Imagine a workflow that sends 3 notifications: email, SMS and HTTP. Since none of these steps are dependant on the others, they can be run in parallel with a fork.

The diagram will appear as:

fork diagram

Here's the JSON definition for the workflow:

[
{
"name": "fork_join",
"taskReferenceName": "my_fork_join_ref",
"type": "FORK_JOIN",
"forkTasks": [
[
{
"name": "process_notification_payload",
"taskReferenceName": "process_notification_payload_email",
"type": "SIMPLE"
},
{
"name": "email_notification",
"taskReferenceName": "email_notification_ref",
"type": "SIMPLE"
}
],
[
{
"name": "process_notification_payload",
"taskReferenceName": "process_notification_payload_sms",
"type": "SIMPLE"
},
{
"name": "sms_notification",
"taskReferenceName": "sms_notification_ref",
"type": "SIMPLE"
}
],
[
{
"name": "process_notification_payload",
"taskReferenceName": "process_notification_payload_http",
"type": "SIMPLE"
},
{
"name": "http_notification",
"taskReferenceName": "http_notification_ref",
"type": "SIMPLE"
}
]
]
},
{
"name": "notification_join",
"taskReferenceName": "notification_join_ref",
"type": "JOIN",
"joinOn": [
"email_notification_ref",
"sms_notification_ref"
]
}
]

Note: There are three parallel 'tines' to this fork, but only two of the outputs are required for the JOIN to continue. The diagram does draw an arrow from http_notification_ref to the notification_join, but it is not required for the workflow to continue.

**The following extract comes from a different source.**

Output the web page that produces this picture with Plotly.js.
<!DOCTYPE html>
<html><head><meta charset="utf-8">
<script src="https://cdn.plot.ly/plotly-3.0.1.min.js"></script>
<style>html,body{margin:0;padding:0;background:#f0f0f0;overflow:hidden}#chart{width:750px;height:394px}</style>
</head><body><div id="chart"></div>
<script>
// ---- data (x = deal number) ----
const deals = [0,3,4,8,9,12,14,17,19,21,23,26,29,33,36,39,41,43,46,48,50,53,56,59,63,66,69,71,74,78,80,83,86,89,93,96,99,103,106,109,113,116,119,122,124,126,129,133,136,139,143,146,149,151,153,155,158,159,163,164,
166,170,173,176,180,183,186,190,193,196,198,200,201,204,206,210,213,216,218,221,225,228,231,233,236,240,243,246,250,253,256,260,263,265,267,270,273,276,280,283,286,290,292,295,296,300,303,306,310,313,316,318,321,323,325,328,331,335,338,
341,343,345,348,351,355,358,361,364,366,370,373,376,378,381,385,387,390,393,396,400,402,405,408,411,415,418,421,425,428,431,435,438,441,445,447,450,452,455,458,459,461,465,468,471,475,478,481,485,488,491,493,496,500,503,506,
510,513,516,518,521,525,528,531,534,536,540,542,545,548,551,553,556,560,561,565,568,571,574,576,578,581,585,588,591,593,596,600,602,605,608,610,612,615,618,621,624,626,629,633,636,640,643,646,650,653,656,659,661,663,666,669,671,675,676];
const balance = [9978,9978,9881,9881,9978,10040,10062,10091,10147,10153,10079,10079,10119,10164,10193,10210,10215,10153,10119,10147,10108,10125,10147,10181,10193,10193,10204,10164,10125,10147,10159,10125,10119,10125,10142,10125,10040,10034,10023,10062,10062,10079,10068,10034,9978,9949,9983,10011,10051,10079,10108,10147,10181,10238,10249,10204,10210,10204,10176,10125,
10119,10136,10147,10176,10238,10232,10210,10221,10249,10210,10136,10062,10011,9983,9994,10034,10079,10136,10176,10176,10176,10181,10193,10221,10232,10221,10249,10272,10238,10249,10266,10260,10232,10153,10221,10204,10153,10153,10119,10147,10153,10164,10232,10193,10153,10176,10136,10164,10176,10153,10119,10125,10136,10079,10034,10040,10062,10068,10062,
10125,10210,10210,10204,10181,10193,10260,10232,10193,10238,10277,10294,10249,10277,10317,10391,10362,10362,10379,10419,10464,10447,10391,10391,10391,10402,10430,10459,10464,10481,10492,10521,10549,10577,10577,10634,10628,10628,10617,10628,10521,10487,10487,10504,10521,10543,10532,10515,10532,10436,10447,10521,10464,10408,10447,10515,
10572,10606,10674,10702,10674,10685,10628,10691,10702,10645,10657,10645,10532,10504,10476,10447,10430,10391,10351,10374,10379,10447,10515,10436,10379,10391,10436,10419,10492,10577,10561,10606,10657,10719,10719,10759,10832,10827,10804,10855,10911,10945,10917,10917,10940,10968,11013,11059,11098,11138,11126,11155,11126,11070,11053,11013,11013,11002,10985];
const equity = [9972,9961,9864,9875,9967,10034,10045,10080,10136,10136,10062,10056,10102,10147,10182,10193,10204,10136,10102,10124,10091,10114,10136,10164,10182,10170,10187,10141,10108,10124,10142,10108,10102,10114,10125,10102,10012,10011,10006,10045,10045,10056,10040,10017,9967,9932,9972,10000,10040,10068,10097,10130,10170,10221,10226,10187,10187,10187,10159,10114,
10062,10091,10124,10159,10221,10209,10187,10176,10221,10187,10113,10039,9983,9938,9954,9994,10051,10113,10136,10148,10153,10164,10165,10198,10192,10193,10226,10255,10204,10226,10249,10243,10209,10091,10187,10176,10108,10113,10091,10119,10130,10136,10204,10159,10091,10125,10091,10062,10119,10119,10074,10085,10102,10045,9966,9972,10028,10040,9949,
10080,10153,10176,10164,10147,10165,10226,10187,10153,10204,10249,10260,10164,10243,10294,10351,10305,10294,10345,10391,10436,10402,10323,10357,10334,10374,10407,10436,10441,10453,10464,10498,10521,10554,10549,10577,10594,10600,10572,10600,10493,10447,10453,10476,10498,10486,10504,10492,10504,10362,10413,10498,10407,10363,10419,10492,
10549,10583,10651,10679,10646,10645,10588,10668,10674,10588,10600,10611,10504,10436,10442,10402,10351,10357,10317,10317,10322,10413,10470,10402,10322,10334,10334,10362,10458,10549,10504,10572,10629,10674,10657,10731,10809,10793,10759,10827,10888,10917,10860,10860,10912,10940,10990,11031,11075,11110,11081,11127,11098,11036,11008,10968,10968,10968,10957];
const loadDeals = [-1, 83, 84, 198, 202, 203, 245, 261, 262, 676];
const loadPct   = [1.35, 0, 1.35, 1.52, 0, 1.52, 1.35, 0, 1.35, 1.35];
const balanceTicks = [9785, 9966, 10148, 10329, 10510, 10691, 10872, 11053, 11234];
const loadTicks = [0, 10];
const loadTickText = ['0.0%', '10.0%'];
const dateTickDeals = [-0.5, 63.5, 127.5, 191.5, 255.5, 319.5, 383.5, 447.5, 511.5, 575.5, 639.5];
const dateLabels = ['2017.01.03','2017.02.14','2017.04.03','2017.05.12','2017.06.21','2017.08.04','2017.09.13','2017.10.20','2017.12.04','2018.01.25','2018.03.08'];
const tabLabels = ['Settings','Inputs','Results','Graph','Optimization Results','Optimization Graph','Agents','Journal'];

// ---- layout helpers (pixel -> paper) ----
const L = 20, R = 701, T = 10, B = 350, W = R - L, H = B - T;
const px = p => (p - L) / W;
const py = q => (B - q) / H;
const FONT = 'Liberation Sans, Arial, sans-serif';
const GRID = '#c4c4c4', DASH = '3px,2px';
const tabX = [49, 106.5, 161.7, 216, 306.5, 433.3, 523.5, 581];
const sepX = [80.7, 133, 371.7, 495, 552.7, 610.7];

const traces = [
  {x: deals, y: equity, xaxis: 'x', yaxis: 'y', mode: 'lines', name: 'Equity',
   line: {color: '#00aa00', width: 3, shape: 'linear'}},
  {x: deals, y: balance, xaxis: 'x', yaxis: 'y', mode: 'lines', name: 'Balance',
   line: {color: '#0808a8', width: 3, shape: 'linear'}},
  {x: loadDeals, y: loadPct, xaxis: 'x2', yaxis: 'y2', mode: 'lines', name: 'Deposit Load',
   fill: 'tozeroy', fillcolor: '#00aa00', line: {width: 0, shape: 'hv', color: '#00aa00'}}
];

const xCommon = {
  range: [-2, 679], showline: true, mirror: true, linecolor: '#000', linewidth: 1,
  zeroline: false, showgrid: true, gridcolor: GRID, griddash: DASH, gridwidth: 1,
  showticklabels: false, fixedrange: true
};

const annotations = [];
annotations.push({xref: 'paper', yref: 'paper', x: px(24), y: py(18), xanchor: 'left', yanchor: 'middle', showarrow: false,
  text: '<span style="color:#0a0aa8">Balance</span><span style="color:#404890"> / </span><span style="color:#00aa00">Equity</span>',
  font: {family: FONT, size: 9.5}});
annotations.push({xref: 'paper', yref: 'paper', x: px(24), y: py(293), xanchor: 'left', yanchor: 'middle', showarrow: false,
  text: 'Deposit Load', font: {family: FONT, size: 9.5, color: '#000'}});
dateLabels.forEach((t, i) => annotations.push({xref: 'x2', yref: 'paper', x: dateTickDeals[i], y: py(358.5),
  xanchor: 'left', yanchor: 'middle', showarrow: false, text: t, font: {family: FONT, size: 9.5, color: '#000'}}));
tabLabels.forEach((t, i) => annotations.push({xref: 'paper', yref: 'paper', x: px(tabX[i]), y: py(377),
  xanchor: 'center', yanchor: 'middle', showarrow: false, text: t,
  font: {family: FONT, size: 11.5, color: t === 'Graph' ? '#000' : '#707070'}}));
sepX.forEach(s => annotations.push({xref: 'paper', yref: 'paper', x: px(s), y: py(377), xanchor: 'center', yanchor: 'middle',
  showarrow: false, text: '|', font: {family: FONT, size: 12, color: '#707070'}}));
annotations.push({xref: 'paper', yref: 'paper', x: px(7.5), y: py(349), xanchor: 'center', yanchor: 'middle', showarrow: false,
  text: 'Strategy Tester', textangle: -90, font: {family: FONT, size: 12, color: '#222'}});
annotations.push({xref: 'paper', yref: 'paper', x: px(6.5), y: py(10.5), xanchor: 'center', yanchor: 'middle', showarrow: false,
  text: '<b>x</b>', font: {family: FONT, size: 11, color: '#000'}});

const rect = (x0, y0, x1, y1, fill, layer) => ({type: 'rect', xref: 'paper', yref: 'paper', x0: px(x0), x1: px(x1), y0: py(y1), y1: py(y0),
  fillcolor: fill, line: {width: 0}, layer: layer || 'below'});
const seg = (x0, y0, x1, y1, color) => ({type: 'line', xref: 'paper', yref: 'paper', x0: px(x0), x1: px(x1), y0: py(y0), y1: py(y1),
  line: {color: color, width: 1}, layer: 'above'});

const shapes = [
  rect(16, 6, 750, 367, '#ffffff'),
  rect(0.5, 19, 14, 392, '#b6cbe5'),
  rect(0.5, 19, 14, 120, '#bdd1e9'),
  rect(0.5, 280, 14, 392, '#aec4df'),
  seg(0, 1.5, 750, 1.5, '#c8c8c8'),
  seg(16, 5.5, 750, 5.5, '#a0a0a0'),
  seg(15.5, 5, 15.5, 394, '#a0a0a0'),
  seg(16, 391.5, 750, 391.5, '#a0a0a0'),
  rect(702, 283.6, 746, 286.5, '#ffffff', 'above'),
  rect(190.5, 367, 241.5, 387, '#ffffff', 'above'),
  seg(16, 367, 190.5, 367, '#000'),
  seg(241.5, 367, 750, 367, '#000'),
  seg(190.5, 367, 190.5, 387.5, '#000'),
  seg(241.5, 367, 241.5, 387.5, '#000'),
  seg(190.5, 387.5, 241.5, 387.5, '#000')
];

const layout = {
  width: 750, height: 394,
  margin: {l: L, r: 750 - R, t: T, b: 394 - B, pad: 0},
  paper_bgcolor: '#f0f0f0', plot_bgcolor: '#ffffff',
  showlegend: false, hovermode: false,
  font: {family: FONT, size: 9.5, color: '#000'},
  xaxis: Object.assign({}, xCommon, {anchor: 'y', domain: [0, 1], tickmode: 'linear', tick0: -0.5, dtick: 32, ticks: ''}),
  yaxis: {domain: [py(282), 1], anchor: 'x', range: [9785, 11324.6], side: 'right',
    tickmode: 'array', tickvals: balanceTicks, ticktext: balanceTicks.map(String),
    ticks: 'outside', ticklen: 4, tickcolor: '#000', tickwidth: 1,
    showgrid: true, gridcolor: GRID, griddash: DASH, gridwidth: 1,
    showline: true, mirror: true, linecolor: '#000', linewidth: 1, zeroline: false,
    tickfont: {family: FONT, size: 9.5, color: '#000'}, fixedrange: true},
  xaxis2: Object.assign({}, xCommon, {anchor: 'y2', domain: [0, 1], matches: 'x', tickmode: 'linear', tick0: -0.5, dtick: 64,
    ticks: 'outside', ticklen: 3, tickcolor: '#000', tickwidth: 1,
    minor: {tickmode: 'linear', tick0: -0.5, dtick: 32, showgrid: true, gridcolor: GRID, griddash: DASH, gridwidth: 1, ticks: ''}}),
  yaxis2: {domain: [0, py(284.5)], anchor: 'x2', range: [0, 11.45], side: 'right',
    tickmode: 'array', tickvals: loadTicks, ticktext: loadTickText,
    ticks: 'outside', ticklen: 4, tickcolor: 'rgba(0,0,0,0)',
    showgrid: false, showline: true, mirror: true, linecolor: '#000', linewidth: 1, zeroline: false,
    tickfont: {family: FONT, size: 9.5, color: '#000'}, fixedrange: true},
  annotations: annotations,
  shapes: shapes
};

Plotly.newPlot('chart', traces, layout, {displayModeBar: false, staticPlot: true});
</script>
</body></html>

Here is how the output of notification_join will look like. The output is a map, where the keys are the names of task references that were being joinOn. The corresponding values are the outputs of those tasks.


{
"email_notification_ref": {
"email_sent_at": "2021-11-06T07:37:17+0000",
"email_sent_to": "test@example.com"
},
"sms_notification_ref": {
"smm_sent_at": "2021-11-06T07:37:17+0129",
"sms_sen": "+1-425-555-0189"
}
}

See JOIN for more details on the JOIN aspect of the FORK.